Seja diante da tela em branco, seja do palco nu, o drama é o mesmo: como preenchê-los? Monocromo biográfico arrisca-se a promover interface entre as artes cênicas e visuais. E o resultado desse experimento é estimulante. Consegue a proeza de expor conceitos que são testados no próprio percurso com o espectador, transmitindo a sensação de obra aberta. Só que a interação já está prevista nas plataformas das dramaturgias que aplica: a palavra em cena e o vídeo documentário na tela.


O performer Clovis Cunha também dirigiu, concebeu o projeto e co-assinou o texto com Giovana Salles Gregório, ambos integrantes do grupo Barridos da Cena. Ele entrecruza a pintura dominantemente azul do francês Yves Klein, cujos “monocromos” teve a chance de acompanhar numa das edições da Bienal de Artes de São Paulo, com os heróis de HQ Quarteto fantástico e com sua própria condição pessoal de artista. Daí o plano biográfico, mas não ao pé da letra. Desnuda-se da masculinidade com a qual foi forjado para meter-se em outra pele. Na era da superexposição, do aparecer a ofuscar o ser, o nu artístico confronta o artístico do nu. E sem histerismo moral.


Essas texturas tinham prato cheio para serem herméticas. No entanto, acompanhamos o trabalho com entusiasmo pelo cuidado com que é exposto, pelos enigmas que propõe sem escantear o público. Isso desde o saguão do teatro, quando Clovis avança entre os presentes com a parte superior do corpo vestida em saco de lixo azul. É esse “personagem” misterioso que veremos em ação no sofá branco, em movimentos e narrações diretas que dialogam com o conteúdo audiovisual da tela.

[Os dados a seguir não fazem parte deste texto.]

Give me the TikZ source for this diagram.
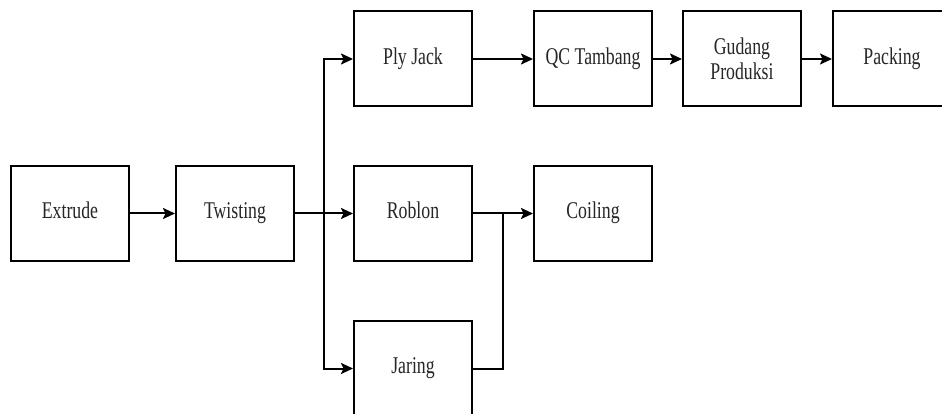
\documentclass[tikz,border=0pt]{standalone}
\usepackage{fontspec}
\setmainfont{Liberation Serif}[FakeStretch=0.74]
\usetikzlibrary{arrows.meta}
\tikzset{
  procbox/.style={draw, line width=2pt, minimum width=118pt, minimum height=95pt, inner sep=2pt, align=center, font=\fontsize{24}{25}\selectfont, text=black!85},
  oneline/.style={procbox, text height=1.05em, text depth=0em},
  conn/.style={line width=2pt, -{Stealth[length=12pt,width=11pt,inset=2.5pt]}},
  plain/.style={line width=2pt}
}
\begin{document}
\begin{tikzpicture}[x=1pt,y=-1pt]
\clip (0,0) rectangle (942,414);
\fill[white] (0,0) rectangle (942,414);
\node[oneline] (extrude) at (70,213.5) {Extrude};
\node[oneline] (twist) at (235,213.5) {Twisting};
\node[oneline] (ply) at (413,59) {Ply Jack};
\node[oneline] (qc) at (593,59) {QC Tambang};
\node[procbox] (gudang) at (742,59) {Gudang\\Produksi};
\node[oneline] (packing) at (892,59) {Packing};
\node[oneline] (roblon) at (413,213.5) {Roblon};
\node[oneline] (coiling) at (593,213.5) {Coiling};
\node[oneline] (jaring) at (413,368.5) {Jaring};
\coordinate (split) at (324,213.5);
\coordinate (merge) at (503,213.5);
\draw[conn] (extrude) -- (twist);
\draw[conn] (twist) -- (roblon);
\draw[conn] (split) |- (ply.west);
\draw[conn] (split) |- (jaring.west);
\draw[conn] (roblon) -- (coiling);
\draw[plain] (jaring.east) -| (merge);
\draw[conn] (ply) -- (qc);
\draw[conn] (qc) -- (gudang);
\draw[conn] (gudang) -- (packing);
\end{tikzpicture}
\end{document}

A partir daí, instaura-se a viagem com paródias pontuais, como a marcação do tempo de “15 minutos” no vídeo, numa referência à Mostra, a sugerir que haverá contagem regressiva, mas esse “controle” logo é sabotado. Os segmentos ficcionalizados ao vivo soam mais frágeis sob a capa de um herói de quadrinhos, talvez porque predisponham à “interpretação”, à máscara do “personagem”.


Seguimos essas camadas do que é falso ou verdadeiro, de manipulação clara dos materiais disponíveis (esse código transparece o tempo todo para o espectador, mesmo quando nas enquetes do filme “biográfico”, o que denota postura ética dos artistas envolvidos), numa sobreposição de planos que emendam inquietações existenciais e relativas ao ato criador. Um experimento que contagia.

Comentários

Anônimo disse…
Ainda achei a cena bastante hermética, mas seu texto joga luz sobre ela.
Maravilha, Júlia.
o teatro é matéria prisma: cada raio reflete conforme o olho de quem vê e sente...
nosso abraço!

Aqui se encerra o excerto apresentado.